First, there’s physiology. Sara Gorman, a public health specialist, and her father, Jack, a psychiatrist, explore this matter in their book Denying to the Grave: Why We Ignore the Facts That Will Save Us. They cite research that suggests that processing information that supports one’s beliefs leads to a dopamine rush, which creates feelings of pleasure. Moral psychologist Jonathan Haidt, author of The Righteous Mind: Why Good People Are Divided by Politics and Religion, says that “extreme partisanship may be literally addictive.”

On the flip side, “When something is inconsistent with existing beliefs, people tend to stumble. … Information that is inconsistent with one’s beliefs produces a negative affective response,” according to Norbert Schwarz, Eryn Newman and William Leach, experts in cognitive psychology.

In a sense, people see what they want to see, in order to believe what they want to believe. In addition, everyone likes to be proven right, and changing their views is an admission that they were wrong, or at least had an incomplete understanding of an issue.

Beliefs are also often tied up with identities. “If changing your belief means changing your identity, it comes at the risk of rejection from the community of people with whom you share that identity,” according to chemist and science writer Christine Herman. That is difficult to do.

In a sense, people see what they want to see, in order to believe what they want to believe. In addition, everyone likes to be proven right, and changing their views is an admission that they were wrong, or at least had an incomplete understanding of an issue.

Indeed the issue of partisan media goes all the way back to the founding of the United States. One example from the early years of the republic: Commenting about the election of 1800 between John Adams and Thomas Jefferson, Philadelphia’s Federalist paper, the Gazette of the United States, stated: “At the present solemn and momentous epoch, the only question to be asked by every American, laying his hand on his heart, is: ‘Shall I continue in allegiance to GOD — AND A RELIGIOUS PRESIDENT; Or impiously declare for JEFFERSON — AND NO GOD!!!’” This kind of thing was not unusual.

When thinking about society’s challenges, then, Americans need to understand the appeal of confirmation bias/motivated reasoning and recognize that they have manifested long before now. They shouldn’t glorify the past nor overstate the problems they face now.

At the same time, one shouldn’t underestimate the threat posed by this moment. The political culture is sick, the nation is increasingly polarized and fragmented, and people’s capacity to hear one another and reason together is deeply impaired. Facts are seen by many people as subjective, malleable and instrumental — a means to an ideological end. As a result, more and more Americans are living in a self-created reality.
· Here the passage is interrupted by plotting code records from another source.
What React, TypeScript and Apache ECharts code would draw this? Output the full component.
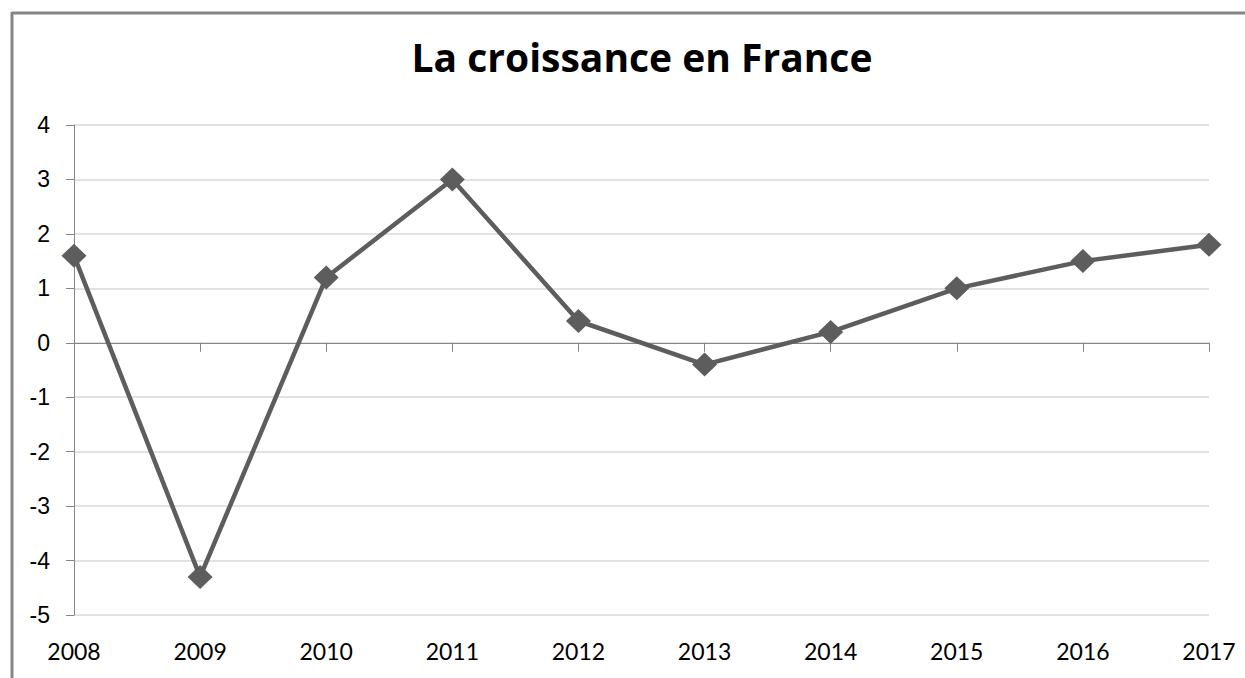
import React, { useEffect, useRef } from "react";
import * as echarts from "echarts";

const titleText = "La croissance en France";
const years = ["2008", "2009", "2010", "2011", "2012", "2013", "2014", "2015", "2016", "2017"];
const growth = [1.6, -4.3, 1.2, 3.0, 0.4, -0.4, 0.2, 1.0, 1.5, 1.8];
const yMin = -5;
const yMax = 4;
const yStep = 1;

export default function App() {
  const ref = useRef<HTMLDivElement>(null);
  useEffect(() => {
    document.body.style.margin = "0";
    const chart = echarts.init(ref.current!, null, { renderer: "svg" });
    chart.setOption({
      animation: false,
      backgroundColor: "#ffffff",
      title: {
        text: titleText,
        left: 637,
        textAlign: "center",
        top: 32,
        textStyle: { fontFamily: "Open Sans", fontWeight: "bold", fontSize: 39, color: "#000" },
      },
      graphic: [
        { type: "line", shape: { x1: 12, y1: 13, x2: 1245, y2: 13 }, style: { stroke: "#858585", lineWidth: 3 } },
        { type: "line", shape: { x1: 12, y1: 12, x2: 12, y2: 678 }, style: { stroke: "#858585", lineWidth: 3 } },
      ],
      grid: { left: 74, right: 36, top: 125, bottom: 63, containLabel: false },
      xAxis: [
        {
          type: "category",
          data: years,
          boundaryGap: false,
          position: "bottom",
          axisLine: { show: false, onZero: false },
          axisTick: { show: false },
          axisLabel: { fontFamily: "Lato", fontSize: 23, color: "#000", margin: 24 },
          splitLine: { show: false },
        },
        {
          type: "category",
          data: years,
          boundaryGap: false,
          position: "bottom",
          axisLine: { show: true, onZero: true, lineStyle: { color: "#868686", width: 1 } },
          axisTick: { show: true, length: 9, lineStyle: { color: "#868686" } },
          axisLabel: { show: false },
          splitLine: { show: false },
        },
      ],
      yAxis: {
        type: "value",
        min: yMin,
        max: yMax,
        interval: yStep,
        axisLine: { show: true, lineStyle: { color: "#868686", width: 1 } },
        axisTick: { show: true, length: 8, lineStyle: { color: "#868686" } },
        axisLabel: { fontFamily: "Liberation Sans", fontSize: 23, color: "#000", margin: 24 },
        splitLine: { show: true, lineStyle: { color: "#d9d9d9", width: 1.5 } },
      },
      series: [
        {
          type: "line",
          data: growth,
          xAxisIndex: 0,
          symbol: "diamond",
          symbolSize: [25, 24],
          lineStyle: { color: "#5d5d5d", width: 4.5 },
          itemStyle: { color: "#5d5d5d" },
        },
      ],
    });
    return () => chart.dispose();
  }, []);
  return <div ref={ref} style={{ width: 1245, height: 678 }} />;
}
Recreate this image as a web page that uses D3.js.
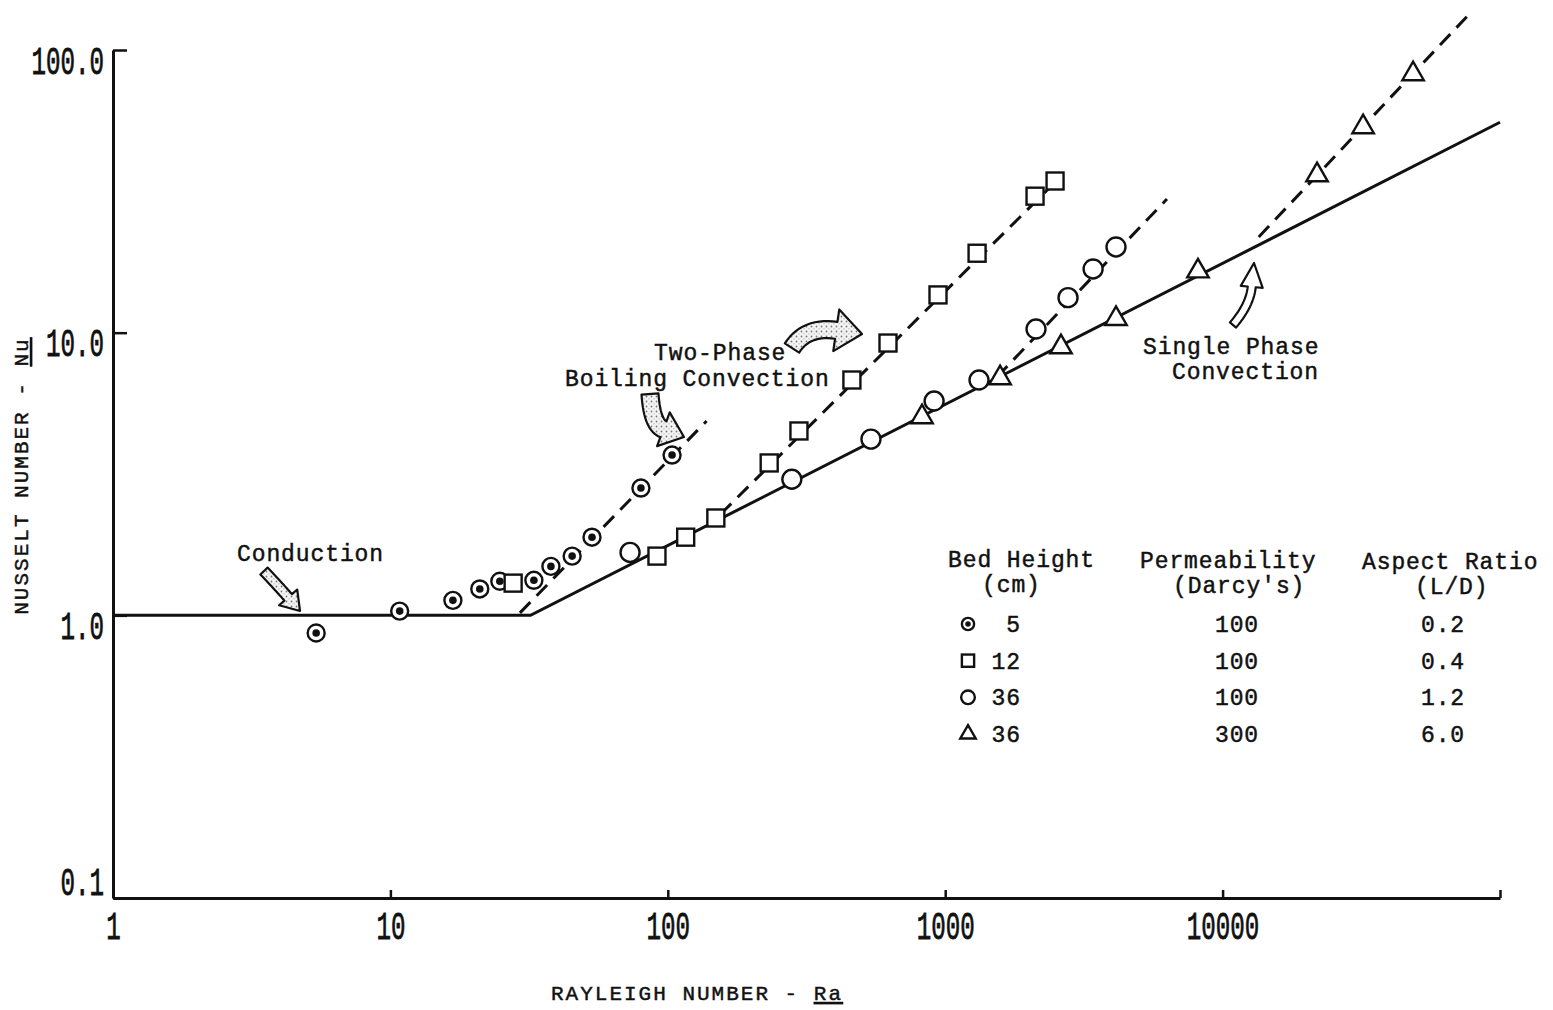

A combination of factors has reshaped American politics: social media and new technology platforms; micro-targeting and psychometric methods in political campaigns; unprecedented polarization and hyper-partisanship; the fragmentation of traditional media sources and the advent of information silos; and the intervention in U.S. elections by hostile powers using fake news, misinformation and disinformation. The capacity to inject poison into the political bloodstream — in the form of lies and falsehoods, crazed conspiracy theories, smears and dehumanizing attacks — is unprecedented.

A decline of trust in institutions means there are far fewer institutions and figures of respect and authority who can declare certain things to be outside the boundaries of responsible discourse, who can say certain claims are preposterous and should be ignored. Instead, people who make false, outrageous and even indecent assertions are finding validation, affirmation and quite a large audience. Think of conspiracist Alex Jones’ baseless claims that the Sandy Hook massacre was a hoax.

In this environment, what’s the press to do? To start with, raise its standards and show more ideological balance, to report things more carefully than ever, to avoid errors that are often the result of rushing a story or wanting to sensationalize it. Journalists need to resist breathless reporting, jumping to premature conclusions and galloping ahead of the facts.

We can also take steps toward ensuring the “integrity of information.” We need relentless fact-checking, greater news literacy, steps to improve the quality of journalism, and efforts to identify and deter misinformation/disinformation sites. We need to work with platforms such as Facebook, Twitter, Google and Reddit to promote greater transparency and other interventions to discourage the spread of false information. Corporations need to do due diligence on websites where they advertise to ensure they aren’t inadvertently supporting hateful and bigoted ones.

Ultimately, it’s every citizen’s responsibility is to refuse to accept the lies, the false narratives, and instead refute and expose them, and in so doing shatter the world of appearances.

If we as Americans dedicate ourselves to that end — if we commit to a civic education necessary to confront the challenges of the 21st century — we will live within the truth, and the truth shall set us free.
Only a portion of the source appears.